A principal parcela do peixe continua sendo pescada longe da costa portuguesa. "Há três grandes países fornecedores. A maior região é no mar de Barents, no Atlântico norte, quase junto ao círculo polar Ártico. Esse recurso é gerido por dois países, a Rússia e a Noruega. A seguir vem a Islândia, que também tem um estoque importante e tradição neste peixe", explica à Sputnik Brasil o secretário-geral da AIB, Paulo Mónica.
Esse consumo interno de Portugal movimenta € 420 milhões por ano (mais de R$ 1,9 bilhão de reais), mas a indústria também alimenta o mercado estrangeiro. Cerca de 25% de toda a produção portuguesa de bacalhau é exportada. "Nesse volume, o Brasil tem um peso muito importante, mais de um terço das exportações são para lá", diz Paulo Mónica. E não é apenas o famoso bacalhau salgado que viaja mundo afora. "As postas congeladas, já prontas a consumir, têm vindo a ganhar peso relativamente ao bacalhau seco", afirma o representante da AIB.
Tradição e futuro
Mais de um terço das vendas de todo o ano em Portugal são feitas justamente no período natalino. A tradição de comer bacalhau, para o gastrônomo Virgílio Gomes, também é mérito da versatilidade do peixe. "O bacalhau é um produto tão flexível que se pode preparar de qualquer maneira", diz.

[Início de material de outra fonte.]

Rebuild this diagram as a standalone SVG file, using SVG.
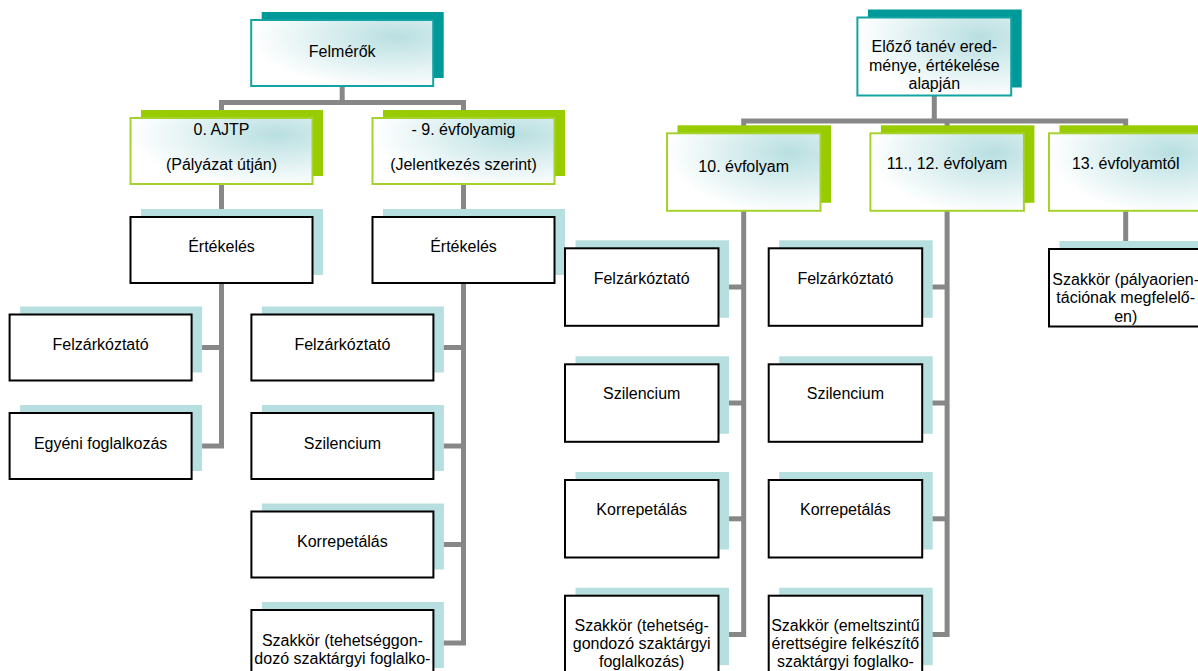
<svg xmlns="http://www.w3.org/2000/svg" width="1198" height="671" viewBox="0 0 1198 671">
<defs>
<radialGradient id="g" cx="0.8" cy="0.25" r="0.8">
<stop offset="0" stop-color="#b9dfe1"/>
<stop offset="1" stop-color="#ffffff"/>
</radialGradient>
</defs>
<style>
.c{fill:none;stroke:#878787;stroke-width:5}
.st{fill:#009999}
.sg{fill:#99cc00}
.sb{fill:#b8dfe0}
.bt{fill:url(#g);stroke:#14a3a3;stroke-width:2}
.bg{fill:url(#g);stroke:#a6d22e;stroke-width:2}
.bp{fill:#ffffff;stroke:#000000;stroke-width:2}
text{font-family:"Liberation Sans",Arial,sans-serif;font-size:16px;fill:#000;text-anchor:middle}
</style>
<rect width="1198" height="671" fill="#ffffff"/>
<g id="connectors">
<path class="c" d="M342.2 86 V102.5"/>
<path class="c" d="M221.5 118 V102.5 H463.5 V118"/>
<path class="c" d="M221.5 184 V217"/>
<path class="c" d="M463.5 184 V217"/>
<path class="c" d="M221.5 283 V446 H191"/>
<path class="c" d="M191 347.5 H221.5"/>
<path class="c" d="M463.5 283 V643 H433"/>
<path class="c" d="M433 347.5 H463.5"/>
<path class="c" d="M433 446 H463.5"/>
<path class="c" d="M433 544.5 H463.5"/>
<path class="c" d="M934.3 95 V121"/>
<path class="c" d="M743.7 133 V121 H1125.7 V133"/>
<path class="c" d="M947.1 121 V133"/>
<path class="c" d="M1125.7 210 V249"/>
<path class="c" d="M743.7 210 V634.5 H718"/>
<path class="c" d="M718 287 H743.7"/>
<path class="c" d="M718 403 H743.7"/>
<path class="c" d="M718 518.8 H743.7"/>
<path class="c" d="M947.1 210 V634.5 H922"/>
<path class="c" d="M922 287 H947.1"/>
<path class="c" d="M922 403 H947.1"/>
<path class="c" d="M922 518.8 H947.1"/>
</g>
<g id="n-felmerok"><rect class="st" x="261.7" y="12" width="182" height="66"/><rect class="bt" x="251.2" y="20" width="182" height="66"/><text x="342.2" y="57">Felmérők</text></g>
<g id="n-ajtp"><rect class="sg" x="141" y="110" width="182" height="66"/><rect class="bg" x="130.5" y="118" width="182" height="66"/><text x="221.5" y="135">0. AJTP</text><text x="221.5" y="170">(Pályázat útján)</text></g>
<g id="n-9evf"><rect class="sg" x="383" y="110" width="182" height="66"/><rect class="bg" x="372.5" y="118" width="182" height="66"/><text x="463.5" y="135">- 9. évfolyamig</text><text x="463.5" y="170">(Jelentkezés szerint)</text></g>
<g id="n-ert-l"><rect class="sb" x="141" y="209" width="182" height="66"/><rect class="bp" x="130.5" y="217" width="182" height="66"/><text x="221.5" y="252">Értékelés</text></g>
<g id="n-ert-r"><rect class="sb" x="383" y="209" width="182" height="66"/><rect class="bp" x="372.5" y="217" width="182" height="66"/><text x="463.5" y="252">Értékelés</text></g>
<g id="n-felz-l"><rect class="sb" x="20.1" y="306.5" width="182" height="66"/><rect class="bp" x="9.6" y="314.5" width="182" height="66"/><text x="100.6" y="350">Felzárkóztató</text></g>
<g id="n-egyeni"><rect class="sb" x="20.1" y="405" width="182" height="66"/><rect class="bp" x="9.6" y="413" width="182" height="66"/><text x="100.6" y="448.5">Egyéni foglalkozás</text></g>
<g id="n-felz-9"><rect class="sb" x="261.9" y="306.5" width="182" height="66"/><rect class="bp" x="251.4" y="314.5" width="182" height="66"/><text x="342.4" y="350">Felzárkóztató</text></g>
<g id="n-szil-9"><rect class="sb" x="261.9" y="405" width="182" height="66"/><rect class="bp" x="251.4" y="413" width="182" height="66"/><text x="342.4" y="448.5">Szilencium</text></g>
<g id="n-korr-9"><rect class="sb" x="261.9" y="503.5" width="182" height="66"/><rect class="bp" x="251.4" y="511.5" width="182" height="66"/><text x="342.4" y="547">Korrepetálás</text></g>
<g id="n-szak-9"><rect class="sb" x="261.9" y="602" width="182" height="66"/><rect class="bp" x="251.4" y="610" width="182" height="66"/><text x="342.4" y="645.5">Szakkör (tehetséggon-</text><text x="342.4" y="664">dozó szaktárgyi foglalko-</text><text x="342.4" y="682.5">zás)</text></g>
<g id="n-elozo"><rect class="st" x="867.9" y="9.5" width="153.8" height="78"/><rect class="bt" x="857.4" y="17.5" width="153.8" height="78"/><text x="934.3" y="52">Előző tanév ered-</text><text x="934.3" y="70.5">ménye, értékelése</text><text x="934.3" y="89">alapján</text></g>
<g id="n-10evf"><rect class="sg" x="677.5" y="125.3" width="153.5" height="77.5"/><rect class="bg" x="667" y="133.3" width="153.5" height="77.5"/><text x="743.7" y="172">10. évfolyam</text></g>
<g id="n-1112evf"><rect class="sg" x="880.9" y="125.3" width="153.5" height="77.5"/><rect class="bg" x="870.4" y="133.3" width="153.5" height="77.5"/><text x="947.1" y="169">11., 12. évfolyam</text></g>
<g id="n-13evf"><rect class="sg" x="1059.5" y="125.3" width="153.5" height="77.5"/><rect class="bg" x="1049" y="133.3" width="153.5" height="77.5"/><text x="1125.7" y="168.5">13. évfolyamtól</text></g>
<g id="n-felz-10"><rect class="sb" x="575.5" y="240.3" width="153.5" height="77.5"/><rect class="bp" x="565" y="248.3" width="153.5" height="77.5"/><text x="641.7" y="283.5">Felzárkóztató</text></g>
<g id="n-szil-10"><rect class="sb" x="575.5" y="356.3" width="153.5" height="77.5"/><rect class="bp" x="565" y="364.3" width="153.5" height="77.5"/><text x="641.7" y="399.3">Szilencium</text></g>
<g id="n-korr-10"><rect class="sb" x="575.5" y="472" width="153.5" height="77.5"/><rect class="bp" x="565" y="480" width="153.5" height="77.5"/><text x="641.7" y="515">Korrepetálás</text></g>
<g id="n-szak-10"><rect class="sb" x="575.5" y="587.7" width="153.5" height="77.5"/><rect class="bp" x="565" y="595.7" width="153.5" height="77.5"/><text x="641.7" y="630.5">Szakkör (tehetség-</text><text x="641.7" y="648.8">gondozó szaktárgyi</text><text x="641.7" y="667">foglalkozás)</text></g>
<g id="n-felz-11"><rect class="sb" x="779.2" y="240.3" width="153.5" height="77.5"/><rect class="bp" x="768.7" y="248.3" width="153.5" height="77.5"/><text x="845.4" y="283.5">Felzárkóztató</text></g>
<g id="n-szil-11"><rect class="sb" x="779.2" y="356.3" width="153.5" height="77.5"/><rect class="bp" x="768.7" y="364.3" width="153.5" height="77.5"/><text x="845.4" y="399.3">Szilencium</text></g>
<g id="n-korr-11"><rect class="sb" x="779.2" y="472" width="153.5" height="77.5"/><rect class="bp" x="768.7" y="480" width="153.5" height="77.5"/><text x="845.4" y="515">Korrepetálás</text></g>
<g id="n-szak-11"><rect class="sb" x="779.2" y="587.7" width="153.5" height="77.5"/><rect class="bp" x="768.7" y="595.7" width="153.5" height="77.5"/><text x="845.4" y="630.5">Szakkör (emeltszintű</text><text x="845.4" y="648.8">érettségire felkészítő</text><text x="845.4" y="667">szaktárgyi foglalko-</text></g>
<g id="n-szak-13"><rect class="sb" x="1059.5" y="241" width="153.5" height="77.5"/><rect class="bp" x="1049" y="249" width="153.5" height="77.5"/><text x="1125.7" y="285">Szakkör (pályaorien-</text><text x="1125.7" y="303.3">tációnak megfelelő-</text><text x="1125.7" y="321.8">en)</text></g>
</svg>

No entanto, Virgílio chama a atenção para certos exageros da fama internacional. "Não há 500 receitas de bacalhau, é uma mentira. Há alguns anos, consegui identificar que estão na prática dos portugueses por volta de 30 receitas, que se preparam com facilidade", diz o gastrônomo.
Na ponta da língua de quase todo turista estão os nomes dos pratos mais conhecidos. Bacalhau a Brás, a Gomes de Sá, a Lagareiro, com Natas, com Broa. São eles que enchem as bocas e reforçam as lembranças positivas que os estrangeiros levam para casa.
A expectativa da prefeitura é a de que o Bacalhau Story Centre faça parte da consolidação da imagem de Lisboa como uma cidade que preserva o passado e olha para o futuro. O projeto está integrado a um plano maior, de reabilitação para toda a área ribeirinha central do rio Tejo, orçado em € 27 milhões (R$ 122 milhões).
"O Novo Cais de Lisboa devolve o rio aos lisboetas e disponibiliza-o, em todo o seu esplendor, aos visitantes nacionais e estrangeiros que acolhemos todos os anos. Esta obra é, sem dúvida, um passo importante na valorização da cidade e na capacidade de inovação e diferenciação da sua oferta", diz o presidente da Câmara Municipal de Lisboa, Fernando Medina, em comunicado sobre o projeto.
As obras começaram pela área das docas. O prazo da prefeitura para conclusão de todo o projeto é 2020, mas não há data definida.